- Exercise goal
Return all the data, word for word.

- Data excerpt
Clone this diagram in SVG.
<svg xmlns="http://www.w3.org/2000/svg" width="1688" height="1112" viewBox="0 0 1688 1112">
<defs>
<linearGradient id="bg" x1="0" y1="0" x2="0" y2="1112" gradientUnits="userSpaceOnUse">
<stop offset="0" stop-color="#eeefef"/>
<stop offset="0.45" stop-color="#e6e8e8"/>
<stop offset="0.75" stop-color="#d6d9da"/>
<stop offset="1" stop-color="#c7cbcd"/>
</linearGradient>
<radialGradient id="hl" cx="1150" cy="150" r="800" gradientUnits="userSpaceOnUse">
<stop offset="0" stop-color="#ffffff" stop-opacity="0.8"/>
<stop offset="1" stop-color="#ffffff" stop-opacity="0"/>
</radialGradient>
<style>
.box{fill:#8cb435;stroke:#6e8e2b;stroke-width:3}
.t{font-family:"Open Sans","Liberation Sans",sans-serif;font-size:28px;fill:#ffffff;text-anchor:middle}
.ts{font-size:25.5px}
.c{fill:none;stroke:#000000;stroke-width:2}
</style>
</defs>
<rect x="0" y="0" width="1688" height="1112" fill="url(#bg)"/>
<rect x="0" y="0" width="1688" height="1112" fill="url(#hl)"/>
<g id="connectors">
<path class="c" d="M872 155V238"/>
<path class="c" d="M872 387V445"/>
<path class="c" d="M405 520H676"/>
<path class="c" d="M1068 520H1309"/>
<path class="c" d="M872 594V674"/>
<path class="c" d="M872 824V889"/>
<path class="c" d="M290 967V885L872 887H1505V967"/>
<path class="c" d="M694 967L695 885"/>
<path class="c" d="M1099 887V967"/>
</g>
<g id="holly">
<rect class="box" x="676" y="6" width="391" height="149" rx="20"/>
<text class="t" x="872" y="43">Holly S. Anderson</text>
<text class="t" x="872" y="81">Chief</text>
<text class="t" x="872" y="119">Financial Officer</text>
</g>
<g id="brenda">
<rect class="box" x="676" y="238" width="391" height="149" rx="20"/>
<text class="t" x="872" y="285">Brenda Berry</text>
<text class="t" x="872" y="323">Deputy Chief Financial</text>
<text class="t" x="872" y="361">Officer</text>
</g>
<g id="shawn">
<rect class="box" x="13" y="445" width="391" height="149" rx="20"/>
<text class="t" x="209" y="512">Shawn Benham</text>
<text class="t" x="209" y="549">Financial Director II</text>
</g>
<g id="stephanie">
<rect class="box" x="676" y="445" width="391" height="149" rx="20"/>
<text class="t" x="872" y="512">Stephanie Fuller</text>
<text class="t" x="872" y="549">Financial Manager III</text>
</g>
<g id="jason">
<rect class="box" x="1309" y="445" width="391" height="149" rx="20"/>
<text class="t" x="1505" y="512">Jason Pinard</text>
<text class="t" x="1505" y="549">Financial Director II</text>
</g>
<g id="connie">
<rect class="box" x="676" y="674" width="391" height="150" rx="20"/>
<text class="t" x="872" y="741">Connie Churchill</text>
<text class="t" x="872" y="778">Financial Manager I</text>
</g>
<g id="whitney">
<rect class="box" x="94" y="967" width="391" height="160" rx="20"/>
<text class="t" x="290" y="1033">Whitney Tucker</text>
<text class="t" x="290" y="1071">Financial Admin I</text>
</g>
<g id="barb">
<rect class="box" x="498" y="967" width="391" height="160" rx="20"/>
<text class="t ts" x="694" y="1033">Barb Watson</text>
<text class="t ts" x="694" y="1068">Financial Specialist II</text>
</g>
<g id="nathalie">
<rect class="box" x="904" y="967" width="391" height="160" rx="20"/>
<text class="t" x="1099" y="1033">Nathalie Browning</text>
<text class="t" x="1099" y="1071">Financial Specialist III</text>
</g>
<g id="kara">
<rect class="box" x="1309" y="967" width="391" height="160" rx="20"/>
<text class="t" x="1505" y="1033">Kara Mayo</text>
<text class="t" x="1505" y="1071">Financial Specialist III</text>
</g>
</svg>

- Task result
Clone this diagram in SVG.
<svg xmlns="http://www.w3.org/2000/svg" width="1688" height="1112" viewBox="0 0 1688 1112">
<defs>
<linearGradient id="bg" x1="0" y1="0" x2="0" y2="1112" gradientUnits="userSpaceOnUse">
<stop offset="0" stop-color="#eeefef"/>
<stop offset="0.45" stop-color="#e6e8e8"/>
<stop offset="0.75" stop-color="#d6d9da"/>
<stop offset="1" stop-color="#c7cbcd"/>
</linearGradient>
<radialGradient id="hl" cx="1150" cy="150" r="800" gradientUnits="userSpaceOnUse">
<stop offset="0" stop-color="#ffffff" stop-opacity="0.8"/>
<stop offset="1" stop-color="#ffffff" stop-opacity="0"/>
</radialGradient>
<style>
.box{fill:#8cb435;stroke:#6e8e2b;stroke-width:3}
.t{font-family:"Open Sans","Liberation Sans",sans-serif;font-size:28px;fill:#ffffff;text-anchor:middle}
.ts{font-size:25.5px}
.c{fill:none;stroke:#000000;stroke-width:2}
</style>
</defs>
<rect x="0" y="0" width="1688" height="1112" fill="url(#bg)"/>
<rect x="0" y="0" width="1688" height="1112" fill="url(#hl)"/>
<g id="connectors">
<path class="c" d="M872 155V238"/>
<path class="c" d="M872 387V445"/>
<path class="c" d="M405 520H676"/>
<path class="c" d="M1068 520H1309"/>
<path class="c" d="M872 594V674"/>
<path class="c" d="M872 824V889"/>
<path class="c" d="M290 967V885L872 887H1505V967"/>
<path class="c" d="M694 967L695 885"/>
<path class="c" d="M1099 887V967"/>
</g>
<g id="holly">
<rect class="box" x="676" y="6" width="391" height="149" rx="20"/>
<text class="t" x="872" y="43">Holly S. Anderson</text>
<text class="t" x="872" y="81">Chief</text>
<text class="t" x="872" y="119">Financial Officer</text>
</g>
<g id="brenda">
<rect class="box" x="676" y="238" width="391" height="149" rx="20"/>
<text class="t" x="872" y="285">Brenda Berry</text>
<text class="t" x="872" y="323">Deputy Chief Financial</text>
<text class="t" x="872" y="361">Officer</text>
</g>
<g id="shawn">
<rect class="box" x="13" y="445" width="391" height="149" rx="20"/>
<text class="t" x="209" y="512">Shawn Benham</text>
<text class="t" x="209" y="549">Financial Director II</text>
</g>
<g id="stephanie">
<rect class="box" x="676" y="445" width="391" height="149" rx="20"/>
<text class="t" x="872" y="512">Stephanie Fuller</text>
<text class="t" x="872" y="549">Financial Manager III</text>
</g>
<g id="jason">
<rect class="box" x="1309" y="445" width="391" height="149" rx="20"/>
<text class="t" x="1505" y="512">Jason Pinard</text>
<text class="t" x="1505" y="549">Financial Director II</text>
</g>
<g id="connie">
<rect class="box" x="676" y="674" width="391" height="150" rx="20"/>
<text class="t" x="872" y="741">Connie Churchill</text>
<text class="t" x="872" y="778">Financial Manager I</text>
</g>
<g id="whitney">
<rect class="box" x="94" y="967" width="391" height="160" rx="20"/>
<text class="t" x="290" y="1033">Whitney Tucker</text>
<text class="t" x="290" y="1071">Financial Admin I</text>
</g>
<g id="barb">
<rect class="box" x="498" y="967" width="391" height="160" rx="20"/>
<text class="t ts" x="694" y="1033">Barb Watson</text>
<text class="t ts" x="694" y="1068">Financial Specialist II</text>
</g>
<g id="nathalie">
<rect class="box" x="904" y="967" width="391" height="160" rx="20"/>
<text class="t" x="1099" y="1033">Nathalie Browning</text>
<text class="t" x="1099" y="1071">Financial Specialist III</text>
</g>
<g id="kara">
<rect class="box" x="1309" y="967" width="391" height="160" rx="20"/>
<text class="t" x="1505" y="1033">Kara Mayo</text>
<text class="t" x="1505" y="1071">Financial Specialist III</text>
</g>
</svg>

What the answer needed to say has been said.